What is a Remainder?
The number “left over” as a result when one integer is divided by another.
A remainder is the amount left over when a number cannot be divided evenly. In division, if one number doesn't split into equal groups perfectly, the leftover part is called the remainder.
Here’s an example: If you have 14 cookies and you want to divide them evenly among 4 kids, each child gets 3 cookies—but there will be 2 cookies left over. That leftover amount, 2, is the remainder.
So: 14 ÷ 4 = 3 R2
You’ll usually see a remainder written with the letter R followed by the number, like:
- 17 ÷ 5 = 3 R2
- 22 ÷ 6 = 3 R4
Remainders only appear when dividing whole numbers (integers).

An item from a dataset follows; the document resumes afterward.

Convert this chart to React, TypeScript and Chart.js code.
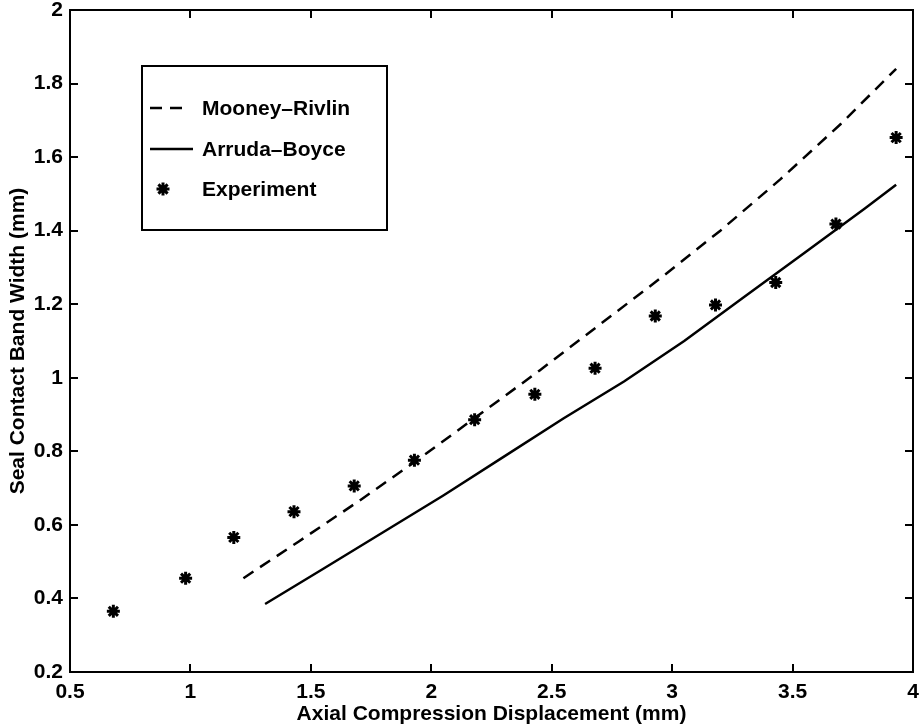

When you divide using decimals or fractions, the leftover part is shown differently. Instead of a remainder, you express the answer as a decimal or a fraction, like so:
- 14 ÷ 4 = 3.5 (decimal)
- \(\frac{14}{4}\) = 3\(\frac{3}{4}\) (fraction)
Remainders are common in real-life problems, like:
- Dividing objects among people
- Splitting time evenly
- Sharing items in a recipe or project
When Do Students Learn About Remainders?
Students are introduced to the concept of remainders when they begin learning division, usually in the upper elementary grades.
Grades 3–4 – Introduction to Remainders
Students begin working on division problems that don’t result in exact answers. They use drawings or objects to visualize what's left over.
Grade 5 – Interpreting Remainders
Students practice interpreting remainders in word problems. They also learn to convert remainders into decimals and fractions when appropriate.
Grades 6+ – Applying Remainders in Advanced Problems
Students use remainders in real-world applications, such as rounding answers, calculating leftovers, or using modular arithmetic in more advanced math.